Conviene subrayar entonces que la máscara es un objeto fundamentalmente religioso, en el sentido más pleno que esta palabra, una herramienta de poder que tan pronto encontramos asociada a los ritos de sanación mágica de los iroqueses como a las ceremonias funerarias de la realeza egipcia o a toda suerte de prácticas propiciatorias (de la lluvia, de la caza, de la fecundidad). La máscara es también la llave que abre la puerta de otros mundos, el de los difuntos o el de los dioses, permitiendo comunicar con los que habitan. Su entidad sagrada exige que sea fabricada conforme a rigurosos procedimientos que sólo pueden ser conocidos por los iniciados.
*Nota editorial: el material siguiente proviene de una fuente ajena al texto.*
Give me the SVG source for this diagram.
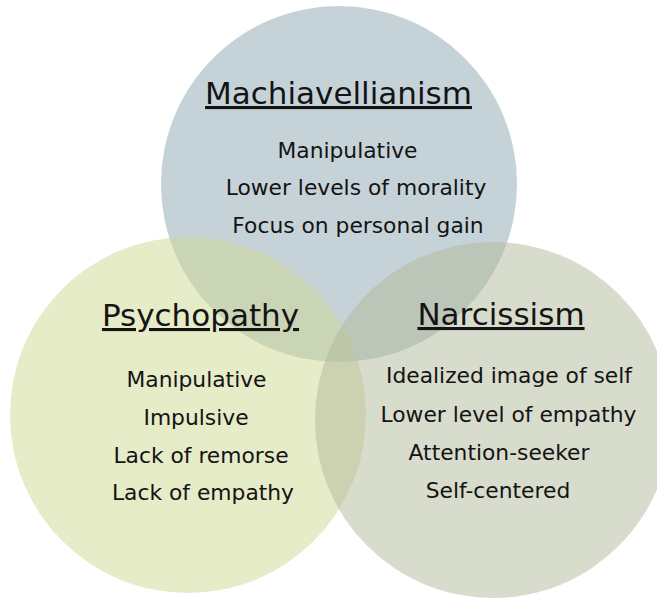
<svg xmlns="http://www.w3.org/2000/svg" width="657" height="599" viewBox="0 0 657 599">
<style>
.c{fill-opacity:0.5;stroke:none}
.t{font-family:"DejaVu Sans","Liberation Sans",sans-serif;fill:#141414;text-anchor:middle}
.h{font-size:31px;text-decoration:underline}
.b{font-size:21.8px}
</style>
<rect width="657" height="599" fill="#ffffff"/>
<g id="machiavellianism">
<circle class="c" cx="339" cy="184" r="178" fill="#8ba7b3"/>
</g>
<g id="psychopathy">
<circle class="c" cx="188" cy="415" r="178" fill="#cdd791"/>
</g>
<g id="narcissism">
<circle class="c" cx="493" cy="420" r="178" fill="#b1b999"/>
</g>
<g id="connectors"></g>
<g id="labels">
<text class="t h" x="338.5" y="104">Machiavellianism</text>
<text class="t b" x="347.5" y="158">Manipulative</text>
<text class="t b" x="356" y="195">Lower levels of morality</text>
<text class="t b" x="358" y="233">Focus on personal gain</text>
<text class="t h" x="200.5" y="326">Psychopathy</text>
<text class="t b" x="196.5" y="387">Manipulative</text>
<text class="t b" x="196" y="425">Impulsive</text>
<text class="t b" x="201" y="463">Lack of remorse</text>
<text class="t b" x="203" y="500">Lack of empathy</text>
<text class="t h" x="501" y="325">Narcissism</text>
<text class="t b" x="509" y="383">Idealized image of self</text>
<text class="t b" x="508.5" y="422">Lower level of empathy</text>
<text class="t b" x="499" y="460">Attention-seeker</text>
<text class="t b" x="498" y="498">Self-centered</text>
</g>
</svg>
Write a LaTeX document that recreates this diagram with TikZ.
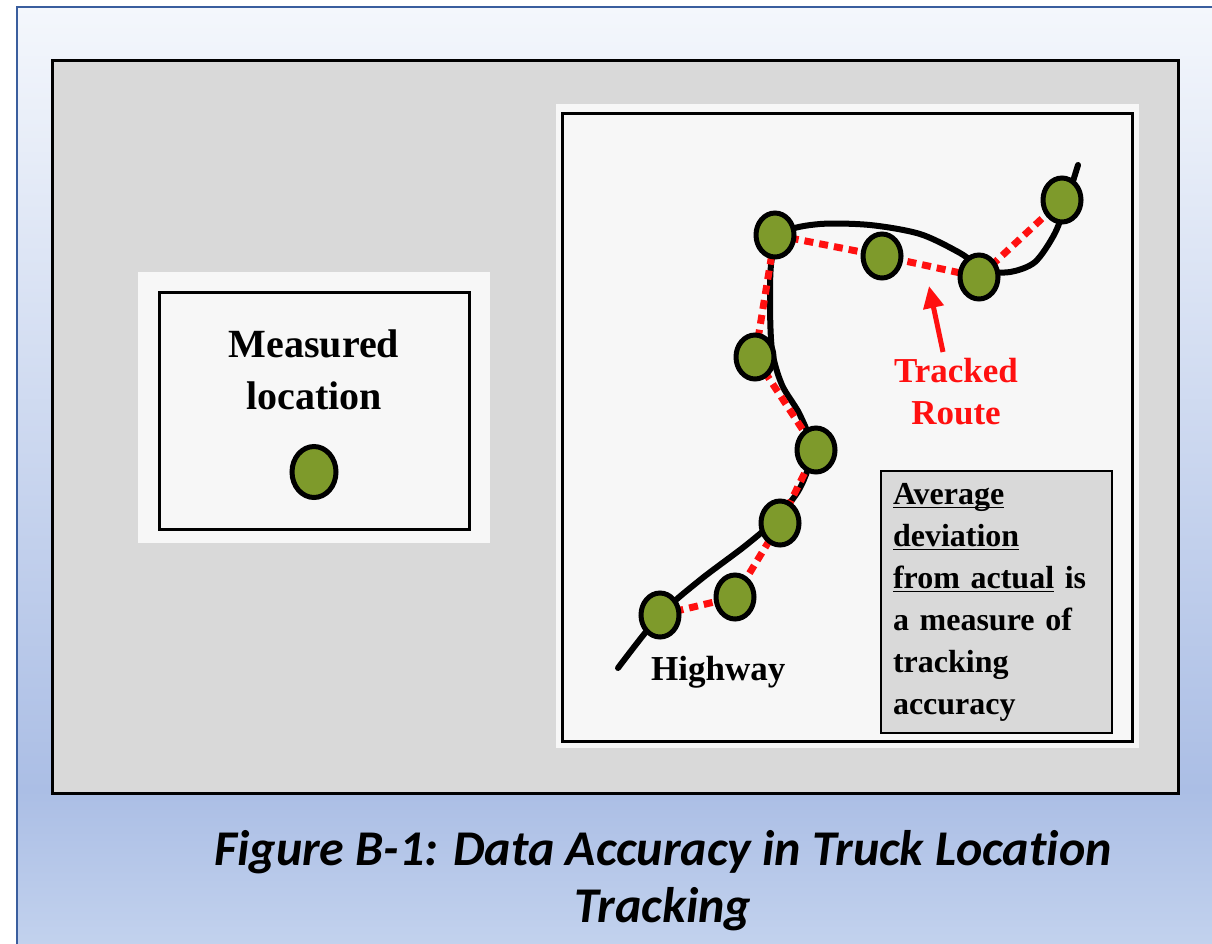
\documentclass[tikz,border=0pt]{standalone}
\usepackage{fontspec}
\usepackage{calc}
\setmainfont{Liberation Serif}
\newfontfamily\capfont[Ligatures = NoCommon]{Carlito}
\usetikzlibrary{shapes.geometric,arrows.meta}

\definecolor{frameblue}{HTML}{3A5E9E}
\definecolor{bgtop}{HTML}{F4F7FC}
\definecolor{bgmid}{HTML}{ABBEE5}
\definecolor{bgbot}{HTML}{C6D5EF}
\definecolor{panelgray}{HTML}{D9D9D9}
\definecolor{paper}{HTML}{F7F7F7}
\definecolor{olive}{HTML}{7E9A2B}
\definecolor{routered}{HTML}{FF1010}

\newcommand{\undl}[1]{\leavevmode\rlap{\rule[-4pt]{\widthof{#1}}{1.5pt}}#1}

\begin{document}
\begin{tikzpicture}[
  x = 1pt, y = -1pt,
  dot/.style = {
    shape = ellipse,
    draw = black,
    fill = olive,
    line width = 5pt,
    minimum width = 38pt,
    minimum height = 44pt,
    inner sep = 0pt,
  },
  bigdot/.style = {
    dot,
    minimum width = 44pt,
    minimum height = 51pt
  },
  highway/.style = {
    line width = 6pt,
    line cap = round
  },
  tracked/.style = {
    routered,
    line width = 7pt,
    dash pattern = on 9pt off 6pt
  },
  pointer/.style = {
    routered,
    line width = 5pt,
    -{Triangle[length = 22pt, width = 20pt]}
  },
  bodytext/.style = {
    font = \bfseries\fontsize{35}{42}\selectfont,
    inner sep = 0pt
  },
  notebox/.style = {
    draw = black,
    fill = panelgray,
    line width = 2pt,
    anchor = north west,
    minimum width = 231pt,
    minimum height = 262pt,
    text width = 207pt,
    inner xsep = 12pt,
    align = left,
    font = \bfseries\fontsize{32}{42}\selectfont
  }
]
  \clip (0,0) rectangle (1212,943);

  \shade[top color = bgtop, bottom color = bgmid] (17,7) rectangle (1240,790);
  \shade[top color = bgmid, bottom color = bgbot] (17,790) rectangle (1240,970);
  \draw[frameblue, line width = 2.5pt] (17,7) rectangle (1240,970);

  \draw[fill = panelgray, line width = 3pt] (52,60) rectangle (1178,793);

  \fill[paper] (138,272) rectangle (490,543);
  \draw[line width = 3pt] (159,292) rectangle (469,529);
  \node[bodytext, font = \bfseries\fontsize{40}{52}\selectfont, align = center]
    (meas) at (314,370) {Measured\\location};
  \node[bigdot] (legdot) at (314,472) {};

  \fill[paper] (556,104) rectangle (1139,748);
  \draw[line width = 3pt] (562,113) rectangle (1132,741);

  \coordinate (p1) at (660,615);
  \coordinate (p2) at (735,597);
  \coordinate (p3) at (780,523);
  \coordinate (p4) at (816,450);
  \coordinate (p5) at (755,357);
  \coordinate (p6) at (775,235);
  \coordinate (p7) at (882,256);
  \coordinate (p8) at (979,277);
  \coordinate (p9) at (1062,200);

  \draw[highway] plot[smooth] coordinates {
    (618,668) (660,615) (700,580) (745,546) (775,520) (800,488) (812,450)
    (800,415) (782,385) (772,350) (770,300) (772,258) (785,232) (820,224)
    (870,225) (920,234) (960,253) (985,270) (1010,272) (1035,262)
    (1055,233) (1067,200) (1078,165)};

  \draw[tracked] (p1) -- (p2) -- (p3) -- (p4) -- (p5) -- (p6) -- (p7) -- (p8) -- (p9);

  \foreach \i in {1,...,9}
    \node[dot] (d\i) at (p\i) {};

  \node[bodytext, anchor = base west] (hwy) at (651,680) {Highway};

  \node[bodytext, routered, align = center] (trk) at (956,392) {Tracked\\Route};
  \coordinate (aimtail) at (943,352);
  \coordinate (aim) at (929,286);
  \draw[pointer] (aimtail) -- (aim);

  \node[notebox] (avg) at (880,470)
    {\undl{Average}\\\undl{deviation}\\\undl{from actual} is\\a measure of\\tracking\\accuracy};

  \node[font = \capfont\bfseries\itshape\fontsize{50}{57}\selectfont, align = center]
    (cap) at (663,881) {Figure B-1: Data Accuracy in Truck Location\\Tracking};
\end{tikzpicture}
\end{document}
¿Pero qué es lo que concede a la máscara sus virtudes, cual es la razón por la que un trozo de madera o un pedazo de barro cocido, confeccionados con los rasgos de un rostro antropomorfo, se concibe como una fuente de poder extraordinaria? Tal vez la respuesta la encontremos en lo que la máscara hace. El que la lleva confía en que al imponérsela asume una nueva personalidad, la del animal totémico, el genio, el espíritu de los antepasados o, simplemente, el personaje profano que el objeto representa; pero no es posible convertirse en algo sin dejar de ser lo que se era y esto implica la disolución de la individualidad precedente, de suerte que en el momento de vestirla, la máscara produce una transición en el portador que le hace experimentar una situación pasajera de indeterminación, de ausencia de perfiles definidos, que es equiparable en el plano de la persona con el estado de caos que precede al cosmos ordenado en el nivel de la naturaleza, un caos que, nos enseña Mircea Eliade, contiene la plenitud de las fuerzas genesíacas aún inéditas pero disponibles para ser utilizadas en la construcción del universo. Colocarse la máscara no es sólo esconder un yo para investirse una identidad más poderosa; permite, sobre todo, alcanzar ese estado que precede a la creación y acceder así a un arsenal de energías que pueden reparar un mundo decadente o un organismo deteriorado.

La muestra que se exhibe en esta exposición fue reunida por el sacerdote D. Luis Hernández Martínez, presidente de Dinamis, organización sin ánimo de lucro dedicada al desarrollo en países del denominado tercer mundo, con sede en Singapur a lo largo de un número indeterminado de años.  En ella se aprecian desde ejemplares más o menos antiguos de lugares recónditos del planeta, hasta piezas de artesanía actual. Están ampliamente representados distintos pueblos indígenas de África, Asia, América y Oceanía. La colección formada por unas 120 unidades entre máscaras y amuletos fue adquirida por la Universidad de Murcia en 2002.